Cronkite heard leaks from interns – all unauthorized information – that the news involved the president and the reports were bleak.

In a matter of minutes, a wire report officially announced the death of the 35th president. Cronkite had tears in his eyes, but still had the job of informing a nation.

He stopped speaking, put on his glasses, and after looking over the bulletin sheet, removed his glasses to make this official announcement:

“From Dallas, Texas, the flash apparently official – President Kennedy died at 1 p.m. Central Standard Time, 2 o’clock Eastern Standard Time, some 38 minutes ago.”

Of course, much in terms of news gathering has changed since Cronkite’s time.

In today’s digital age, we have the reputable news sources competing with the internet along with technology of shared information.

The announcement of Cronkite’s physical condition to the world just happened to coincide with the passing of Farrah Fawcett and Michael Jackson on June 25, 2009.

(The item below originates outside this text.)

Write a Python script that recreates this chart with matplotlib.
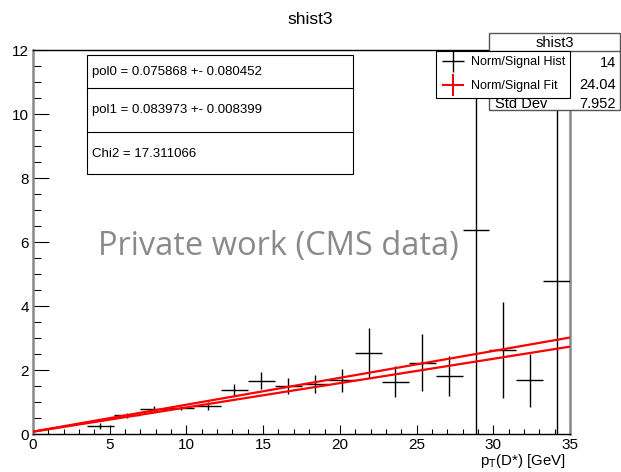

Fawcett’s death came as no surprise, particularly since she went public with her battle with cancer.

But Jackson’s death coupled with circumstances involving the King of Pop came as a shocker.

I caught word that Jackson had suffered a cardiac arrest while listening to the news update on sports talk radio. I was actually tuned in trying to keep up on the series of player transactions with the NBA college draft scheduled later for that day.

TMZ, a celebrity gossip site, had the scoop, consistently beating the other media outlet to the punch, from the time Jackson was whisked away via ambulance from his rented Los Angeles mansion to UCLA Medical Center, to his death.

Millions, in that time, relayed the message by text, Twitter or Facebook, to name a few.

Michael Jackson’s death became a significant moment of the digital media.